1. Knowing Mr. Modi, in all likelihood, A

2. Could be B, you never know these days!

3. A, VVS Laxman slogging.. Miracle or what!

5. B, I said it last year and I’ll say it again.

6. A, probably… Inspiration comes in mysterious ways

7. Any answer that tells me where the blasted ‘unfollow’ button is will do.

Thursday, March 4, 2010

LIFE IN THE FAST GAME

UNLESS you are a really dispassionate Indian or an ignoramus when it comes to all matters sporting (or what could be far, far worse – both), you probably have been sneaking a peek at the Hockey World Cup being staged in New Delhi. You know, the tournament that started with what looked like a final (from the atmosphere and the hype) where India beat Pakistan 4-1. And assuming you don’t get to see a lot of hockey, surely what has floored you is the sheer pace at which the game is played. Furious, virtually non stop and always action packed – field hockey is by far the fastest team game I have ever seen. The phrase ‘end to end’ action gets a whole new meaning when the ball is traveling across the 100 yards of the pitch in a flash. Apparently, T20 is popular as a cricket format because it is fast. If you ask me, it has nothing on hockey when it comes to speed and the action.

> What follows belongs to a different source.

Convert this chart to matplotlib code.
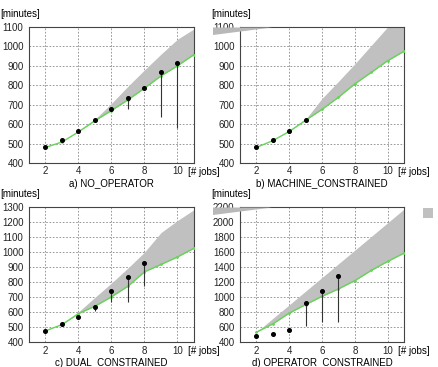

I was watching the India vs. Spain game on Thursday night (alas India lost 2-5) and there was a period of play at the start of the second half where we saw 4 goals in 4 minutes (the score went from 2-0 for Spain to 4-2). Try to match that, soccer! Try to generate that much excitement in 4 minutes, Mr. Modi and all the cheerleaders money can buy! And F1? Sorry, you can only squeeze in a couple of laps there! The modern field hockey game is a non stop spectacle of great action and I’m surprised that in India it has so few takers. I’ve always loved watching hockey for its fluid and attacking flow and since they did away with the offside rule in 1998, it has become a thrill a minute roller coaster. Till the final hooter goes, a goal can be conjured up in less than 5 seconds. No other sport I know can offer that thrill. The rolling substitutions and two minute suspensions only add to the frantic adjustments required on the fly. When a penalty corner is taken, the defending team has a second to second and a half to make decisions (from the goalie’s position to who should cover the net). Last time I checked, that kind of a small decision making window was only available to fighter jet pilots.


I think I realize why India has been lagging at the game while teams like England, the Netherlands, Germany and Australia have powered ahead. It is all in the pace. India and Pakistan rely on building up attacks and/or trying to send in a hard cross into the ‘D’; the Europeans are happy to muscle their way through, fast. Watching hockey, with hardly any stop in play and a lot happening at once can be a real test for a spectator but it is really worth it. Razor sharp reflexes, dazzling skills, edge of the seat excitement – what’s hockey not got! Remember? Poor Amol Palekar gets in trouble in "Gol Maal" because he bunks work to watch a hockey ‘test’. Yes, folks! Those were the days! You have to be extremely attentive and cerebral to fully understand the tactical battle going on. Perhaps the smarts is what is missing, from our team as well as the spectators.


For a generation that has been told that ‘instant gratification’ isn’t a dirty word, we have ignored the delights a game like hockey can offer. It demands only about half the time of a T20 encounter and thrice the attention in return. Not a bad trade off, eh? I am not kidding, but watching hockey may actually sharpen your intellect a bit! India needs a glamorous hockey league, one that can catapult the national game back into the hearts of the masses. But most critically, us fans and the players need to get used to life in the fast game!